Alexa Duran was driving a friend home from a doctor's appointment when the concrete span fell atop their car. The friend survived and said Duran was not responsive after he shouted her name when he saw the bridge toppling. He ducked down and only saw his friend's hair and blood before being helped out by people who came to the rescue.
The FIU student was hailed as the good Samaritan of the day, but Duran's parents and lawyer pointed out she was "selfless" and had "unusual character" traits for a woman her age.
The younger of two sisters born to Ecuadorian immigrants, Duran liked helping loved ones resolve their problems.
On Saturdays, she opened her mother's dry-cleaning shop where she worked three days a week. It was on those days when she offered to remove the most difficult stains from the week's orders.
"Every night I fell asleep on the couch and she would walk me to bed. Now I sleep entire nights on the couch," Gina Duran said. "She just gave her heart to me."
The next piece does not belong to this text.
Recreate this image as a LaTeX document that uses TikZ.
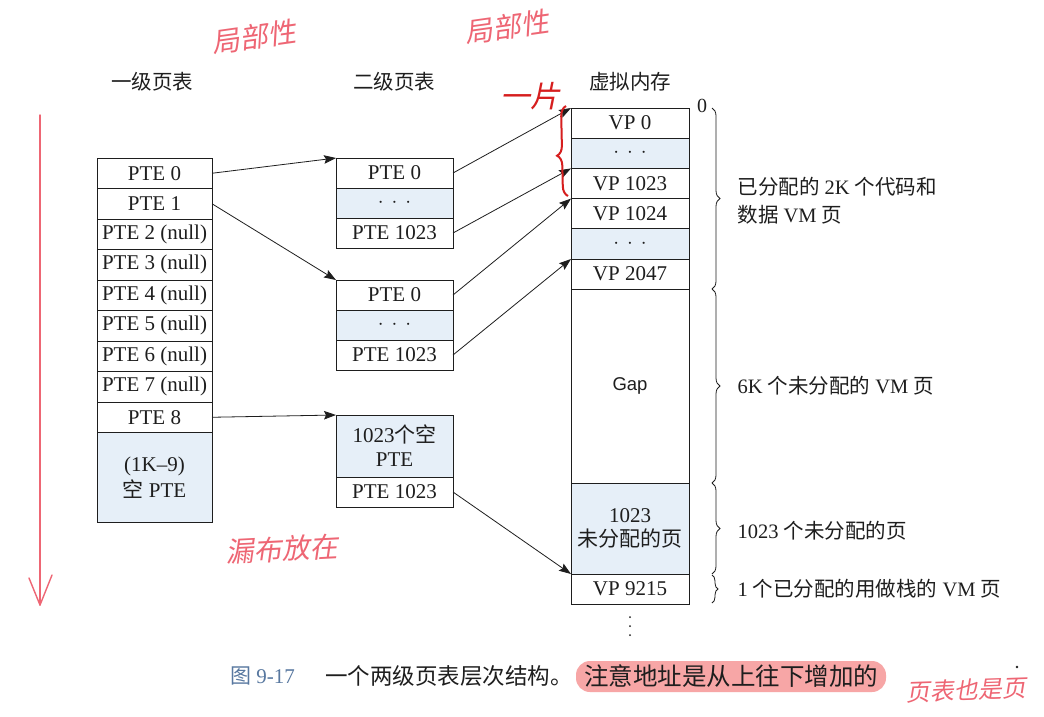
\documentclass[tikz,border=0pt]{standalone}
\usepackage{fontspec}
\setmainfont{Liberation Serif}
\newfontfamily\cjk{Noto Sans CJK SC}
\newfontfamily\hand{Noto Sans CJK SC}[FakeSlant=0.2]
\newfontfamily\gapfont{Liberation Sans}
\usetikzlibrary{arrows.meta,decorations.pathreplacing}
\newcommand\zh[1]{{\cjk #1}}

\definecolor{cellblue}{HTML}{E6EFF8}
\definecolor{inkred}{HTML}{EE6674}
\definecolor{darkred}{HTML}{D61E1E}
\definecolor{hilite}{HTML}{F7A6A6}
\definecolor{capblue}{HTML}{5878A0}
\definecolor{txt}{HTML}{1E1E1E}

\tikzset{
  cell/.style={draw=txt, line width=0.8pt, inner sep=0pt, outer sep=0pt,
    align=center, text=txt, font=\fontsize{21}{25}\selectfont},
  c1/.style={cell, minimum width=115pt, minimum height=30.5pt},
  c2/.style={cell, minimum width=117pt, minimum height=30pt},
  c3/.style={cell, minimum width=118pt, minimum height=30.2pt},
  blue/.style={fill=cellblue},
  link/.style={-{Stealth[length=12pt,width=8.5pt,inset=2pt]}, line width=0.8pt, draw=txt},
  rbrace/.style={decorate, decoration={brace, amplitude=8pt}, line width=0.8pt, draw=txt},
  note/.style={anchor=west, align=left, text=txt, font=\fontsize{20.5}{28}\selectfont},
  head/.style={text=txt, font=\cjk\fontsize{20.5}{24}\selectfont},
  scrawl/.style={text=inkred, font=\hand\fontsize{28}{30}\selectfont},
}

\begin{document}
\begin{tikzpicture}[x=1pt,y=-1pt]
\useasboundingbox (0,0) rectangle (1044,716);
\fill[white] (0,0) rectangle (1044,716);

% column headers
\node[head] (h1) at (152,82) {一级页表};
\node[head] (h2) at (394,82) {二级页表};
\node[head] (h3) at (630,82) {虚拟内存};

% level-1 page table
\node[c1] (a0) at (154.5,173.25) {PTE 0};
\node[c1] (a1) at (154.5,203.75) {PTE 1};
\node[c1] (a2) at (154.5,234.25) {PTE 2 (null)};
\node[c1] (a3) at (154.5,264.75) {PTE 3 (null)};
\node[c1] (a4) at (154.5,295.25) {PTE 4 (null)};
\node[c1] (a5) at (154.5,325.75) {PTE 5 (null)};
\node[c1] (a6) at (154.5,356.25) {PTE 6 (null)};
\node[c1] (a7) at (154.5,386.75) {PTE 7 (null)};
\node[c1] (a8) at (154.5,417.25) {PTE 8};
\node[c1, blue, minimum height=89.5pt, font=\fontsize{21}{26}\selectfont] (a9) at (154.5,477.25) {(1K--9)\\\zh{空} PTE};

% level-2 page tables
\node[c2] (b0) at (394.5,173) {PTE 0};
\node[c2, blue] (b1) at (394.5,203) {$\cdot\,\cdot\,\cdot$};
\node[c2] (b2) at (394.5,233) {PTE 1023};

\node[c2] (c0) at (394.5,295) {PTE 0};
\node[c2, blue] (c1) at (394.5,325) {$\cdot\,\cdot\,\cdot$};
\node[c2] (c2) at (394.5,355) {PTE 1023};

\node[c2, blue, minimum height=62pt, font=\fontsize{21}{24}\selectfont] (d0) at (394.5,446) {1023\zh{个空}\\PTE};
\node[c2] (d1) at (394.5,492) {PTE 1023};

% virtual memory
\node[c3] (v0) at (630,123.1) {VP 0};
\node[c3, blue] (v1) at (630,153.3) {$\cdot\,\cdot\,\cdot$};
\node[c3] (v2) at (630,183.5) {VP 1023};
\node[c3] (v3) at (630,213.7) {VP 1024};
\node[c3, blue] (v4) at (630,243.9) {$\cdot\,\cdot\,\cdot$};
\node[c3] (v5) at (630,274.1) {VP 2047};
\node[c3, minimum height=193.8pt, font=\gapfont\fontsize{18.5}{22}\selectfont] (v6) at (630,386.1) {Gap};
\node[c3, blue, minimum height=91pt, font=\fontsize{21}{24}\selectfont] (v7) at (630,528.5) {1023\\\zh{未分配的页}};
\node[c3, minimum height=30pt] (v8) at (630,589) {VP 9215};
\node[text=txt, font=\fontsize{20}{24}\selectfont, anchor=west, inner sep=0pt] (zero) at (697,106) {0};
\fill[txt] (630,617) circle (1pt) (630,626) circle (1pt) (630,635) circle (1pt);

% pointers level 1 -> level 2
\draw[link] (a0.east) -- (b0.north west);
\draw[link] (a1.east) -- (c0.north west);
\draw[link] (a8.east) -- (d0.north west);

% pointers level 2 -> pages
\draw[link] (b0.east) -- (v0.north west);
\draw[link] (b2.east) -- (v2.north west);
\draw[link] (c0.east) -- (v3.north west);
\draw[link] (c2.east) -- (v5.north west);
\draw[link] (d1.east) -- (v8.north west);

% region braces and notes
\draw[rbrace] (712,108) -- (712,289);
\draw[rbrace] (712,289) -- (712,483);
\draw[rbrace] (712,483) -- (712,574);
\draw[rbrace, decoration={brace, amplitude=6pt}] (712,575) -- (712,603);
\node[note] (n1) at (734,201) {\zh{已分配的} 2K \zh{个代码和}\\\zh{数据} VM \zh{页}};
\node[note] (n2) at (734,386) {6K \zh{个未分配的} VM \zh{页}};
\node[note] (n3) at (734,531) {1023 \zh{个未分配的页}};
\node[note] (n4) at (734,589) {1 \zh{个已分配的用做栈的} VM \zh{页}};

% caption
\fill[hilite, rounded corners=14pt] (576,661) rectangle (886,692);
\node[anchor=west, text=capblue, font=\fontsize{21}{24}\selectfont, inner sep=0pt] (fig) at (230,676) {\zh{图} 9-17};
\node[anchor=west, text=txt, font=\cjk\fontsize{22.5}{24}\selectfont, inner sep=0pt] (cap) at (325,676) {一个两级页表层次结构。};
\node[anchor=west, text=txt, font=\cjk\fontsize{24.5}{26}\selectfont, inner sep=0pt] (capb) at (584,676) {注意地址是从上往下增加的};

% hand-written notes
\draw[inkred, line width=1.4pt, line cap=round] (40,115) -- (40,605);
\draw[inkred, line width=1.4pt, line cap=round, line join=round] (29,578) -- (40,605) -- (52,575);
\node[scrawl, rotate=8] (w1) at (254,37) {局部性};
\node[scrawl, rotate=8] (w2) at (507,27) {局部性};
\node[scrawl, rotate=3] (w3) at (282,549) {漏布放在};
\node[scrawl, rotate=2, font=\hand\fontsize{24}{26}\selectfont] (w4) at (966,690) {页表也是页};
\node[text=darkred, font=\hand\fontsize{30}{32}\selectfont] (w5) at (530,96) {一片};
\draw[darkred, line width=2pt, decorate, decoration={brace, amplitude=10pt, aspect=0.45}] (568,196) -- (566,106);
\fill[txt] (1017,667) circle (1.3pt);
\end{tikzpicture}
\end{document}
The day of the collapse students were on spring break, but Duran was in school because she had met with a school adviser, her mother said. Then, she promised to take her friend Richie Humble to the doctor, and later, to take food to her mother at her shop.
But then Gina received a call from one of Alexa's friends.
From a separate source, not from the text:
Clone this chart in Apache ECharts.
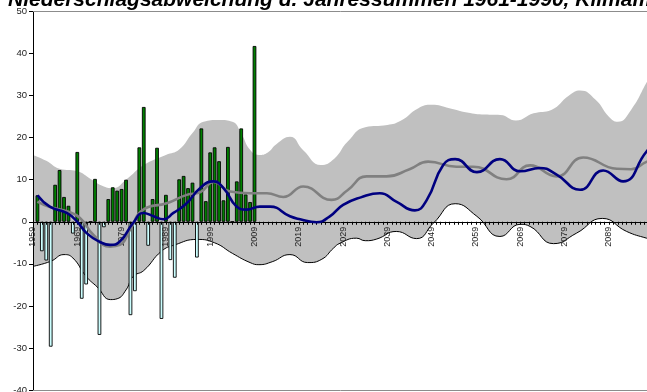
<!DOCTYPE html>
<html>
<head>
<meta charset="utf-8">
<script src="https://cdn.jsdelivr.net/npm/echarts@6/dist/echarts.min.js"></script>
<style>
  html, body { margin: 0; padding: 0; background: #fff; }
  #chart { width: 647px; height: 392px; }
</style>
</head>
<body>
<div id="chart"></div>
<script>
// Axis range (years) and labels
const firstYear = 1959;
const lastYear = 2100;
const categories = [];
for (let y = firstYear; y <= lastYear; y++) categories.push(String(y));

// Observed precipitation anomaly per year, 1960-2009 (%)
const obsStart = 1960;
const anomaly = [
  6.3, -7.0, -9.2, -29.7, 8.8, 12.3, 5.9, 3.8, -2.8, 16.6,
  -18.3, -14.9, 0, 10.2, -26.9, -1.3, 5.4, 8.2, 7.4, 7.8,
  10.0, -22.2, -16.5, 17.7, 27.3, -5.7, 5.4, 17.6, -23.1, 6.4,
  -9.1, -13.3, 10.1, 10.9, 8.0, 9.3, -8.5, 22.2, 4.9, 16.5,
  17.7, 14.4, 5.1, 17.8, 0, 9.6, 22.2, 6.5, 4.7, 41.8
];

// Upper edge of the model spread band [year, %]
const bandUpper = [
  [1959, 15.9], [1962, 14.5], [1965, 12.6], [1969, 12.0], [1972, 10.2],
  [1975, 8.4], [1977, 8.0], [1980, 10.0], [1984, 13.5], [1989, 15.9],
  [1992, 17.2], [1995, 21.1], [1997.5, 23.8], [2001, 24.2], [2004, 23.8],
  [2006, 21.0], [2008, 17.1], [2010, 15.9], [2012, 16.5], [2014, 18.5],
  [2017, 20.2], [2020, 17.0], [2024, 13.5], [2027, 15.0], [2030, 19.0],
  [2034, 22.5], [2039, 23.0], [2042, 24.0], [2046, 27.0], [2049, 27.8],
  [2053, 27.0], [2057, 26.0], [2061, 25.5], [2064.5, 25.4], [2068, 24.1],
  [2072, 25.8], [2076, 26.6], [2080, 30.0], [2082.5, 31.2], [2086, 29.0],
  [2089, 25.0], [2091, 23.8], [2094, 26.6], [2098, 34.0], [2100, 37.0]
];

// Lower edge of the model spread band [year, %]
const bandLower = [
  [1959, -10.6], [1963, -9.4], [1966, -7.8], [1968, -8.6], [1971, -13.0],
  [1973.5, -15.5], [1976.5, -18.5], [1978, -18.3], [1980, -16.2], [1981.6, -13.0],
  [1984, -11.6], [1988, -7.0], [1991, -5.5], [1996, -4.2], [2000, -5.0],
  [2004, -7.5], [2008, -9.7], [2010, -10.2], [2013, -9.5], [2017, -7.8],
  [2021, -9.7], [2024.2, -8.9], [2026.8, -6.3], [2028.3, -5.1], [2032, -3.9],
  [2034, -4.5], [2036.6, -4.1], [2041, -2.3], [2045.6, -4.0], [2049.4, -0.3],
  [2054.3, 4.3], [2059.2, 1.3], [2064.4, -3.5], [2069, -0.6], [2071.2, -1.1],
  [2076.5, -5.2], [2081.7, -2.7], [2087.5, 0.8], [2093, -2.3], [2097.5, -3.9],
  [2100, -4.5]
];

// Smoothed observed / model run (blue)
const blueLine = [
  [1960, 6.3], [1962.8, 3.6], [1966.6, 2.1], [1968.9, 0.1], [1971.1, -2.7],
  [1974.1, -4.8], [1976.4, -5.5], [1978.6, -4.7], [1981.6, -0.3], [1983.9, 2.1],
  [1986.2, 1.3], [1988.4, 0.6], [1990.7, 2.1], [1993.7, 4.4], [1996.7, 8.0],
  [1999.7, 9.6], [2002, 8.0], [2005, 3.6], [2007.2, 2.9], [2010.2, 3.6],
  [2012.5, 3.6], [2017, 1.3], [2019.3, 0.6], [2023, -0.1], [2026, 1.3],
  [2029, 4.0], [2033, 5.8], [2037.3, 6.8], [2041, 4.8], [2045.2, 2.7],
  [2047.9, 5.2], [2051.6, 13.5], [2054.3, 14.9], [2059.2, 11.8], [2064.4, 14.9],
  [2069, 12.0], [2073.4, 12.8], [2077.2, 11.2], [2082.5, 7.6], [2087.7, 12.2],
  [2092.2, 9.6], [2097.5, 16.7], [2100, 19.0]
];

// Ensemble mean (grey)
const greyLine = [
  [1960, 4.8], [1962.8, 3.5], [1966.6, 2.5], [1969.6, 0.9], [1972.6, -3.1],
  [1976.4, -5.9], [1978.6, -5.5], [1980.9, -1.9], [1983.9, 2.9], [1989.2, 4.4],
  [1993.7, 6.4], [1996.7, 7.0], [1999.8, 9.5], [2003.5, 7.2], [2008, 6.8],
  [2011.8, 6.8], [2015.5, 5.9], [2020, 8.4], [2026.4, 5.2], [2030, 7.5],
  [2034.3, 10.8], [2038.8, 10.8], [2044, 12.5], [2048.2, 14.3], [2054.6, 13.1],
  [2058.4, 13.1], [2065.9, 10.1], [2071.2, 13.4], [2077.2, 10.8], [2083.2, 15.3],
  [2090.8, 12.6], [2094, 12.5], [2097.6, 14.3], [2100, 15.0]
];

const yTicks = { min: -40, max: 50, interval: 10 };
const titleText = 'Niederschlagsabweichung d. Jahressummen 1961-1990, Klimamodell';

const barData = categories.map(function (c) {
  const i = Number(c) - obsStart;
  if (i < 0 || i >= anomaly.length) return null;
  const v = anomaly[i];
  return {
    value: v,
    itemStyle: { color: v >= 0 ? '#008000' : '#CCFFFF' }
  };
});

// Plot geometry
const plotTop = 11.5;
const plotHeight = 378.5;
const zeroFromBottom = plotHeight * (0 - yTicks.min) / (yTicks.max - yTicks.min);

const font = 'Liberation Sans, Arial, sans-serif';
const chart = echarts.init(document.getElementById('chart'), null, { renderer: 'canvas' });

chart.setOption({
  animation: false,
  backgroundColor: '#ffffff',
  title: {
    text: titleText,
    left: 3,
    top: -15,
    textStyle: { fontFamily: font, fontSize: 21, fontWeight: 'bold', fontStyle: 'italic', color: '#000' }
  },
  grid: {
    left: 33, top: plotTop, width: 141 * 4.43, height: plotHeight,
    containLabel: false, outerBoundsMode: 'none'
  },
  xAxis: [
    {
      // year axis line crossing at zero, with a tick per year
      type: 'category',
      data: categories,
      boundaryGap: false,
      z: 3,
      axisLine: { onZero: true, lineStyle: { color: '#000', width: 1 } },
      axisTick: { show: true, interval: 0, length: 3, lineStyle: { color: '#000' } },
      axisLabel: {
        interval: 9, rotate: 90, margin: 5 - zeroFromBottom, fontSize: 9, color: '#222', fontFamily: font
      },
      splitLine: { show: false }
    },
    {
      type: 'value', min: firstYear, max: lastYear, position: 'top', z: 3,
      axisLine: { show: true, onZero: false, lineStyle: { color: '#8c8c8c', width: 1 } },
      axisTick: { show: false }, axisLabel: { show: false }, splitLine: { show: false }
    }
  ],
  yAxis: {
    type: 'value',
    min: yTicks.min, max: yTicks.max, interval: yTicks.interval,
    z: 3,
    axisLine: { show: true, lineStyle: { color: '#000', width: 1 } },
    axisTick: { show: true, length: 4, lineStyle: { color: '#000' } },
    axisLabel: { fontSize: 9.5, color: '#222', margin: 6, fontFamily: font },
    splitLine: { show: false }
  },
  series: [
    {
      type: 'line', xAxisIndex: 1, data: bandUpper, smooth: 0.5, showSymbol: false, silent: true, z: 1,
      lineStyle: { width: 0 },
      areaStyle: { color: '#C0C0C0', opacity: 1, origin: 'start' }
    },
    {
      type: 'line', xAxisIndex: 1, data: bandLower, smooth: 0.5, showSymbol: false, silent: true, z: 1,
      lineStyle: { color: '#000', width: 1 },
      areaStyle: { color: '#ffffff', opacity: 1, origin: 'start' }
    },
    {
      type: 'bar', xAxisIndex: 0, data: barData, barWidth: 3.7, z: 2,
      itemStyle: { borderColor: '#000', borderWidth: 0.9 },
      markLine: {
        silent: true, symbol: 'none', label: { show: false },
        lineStyle: { color: '#8c8c8c', width: 1, type: 'solid' },
        data: [{ yAxis: yTicks.min }]
      }
    },
    {
      type: 'line', xAxisIndex: 1, data: greyLine, smooth: 0.5, showSymbol: false, z: 4,
      lineStyle: { color: '#808080', width: 2.6 }
    },
    {
      type: 'line', xAxisIndex: 1, data: blueLine, smooth: 0.5, showSymbol: false, z: 4,
      lineStyle: { color: '#000080', width: 2.6 }
    }
  ]
});
</script>
</body>
</html>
"She said 'Ms. Duran, you have to come and see. Something bad happened to Alexa."'
Goldfarb said the bridge-building project had red flags, highlighting delays in the construction due to some redesign jeopardizing federal grants. He said bridge design modifications took place too late in the project to accommodate for a bus lane. The changes included moving one of the bridge's main support structures 11 feet north to the edge of a canal, widening the gap between the crossing's end supports.
"How could it be possible that engineers did not foresee that? How is it humanly possible that they didn't think of this in advance? It's just unconscionable," Goldfarb said.
He also said documents so far show the state was more involved in the project than Florida Gov. Rick Scott has acknowledged. Five days before the collapse, university and government officials touted the bridge as an architectural marvel to connect the university to the nearby city of Sweetwater in the greater Miami area.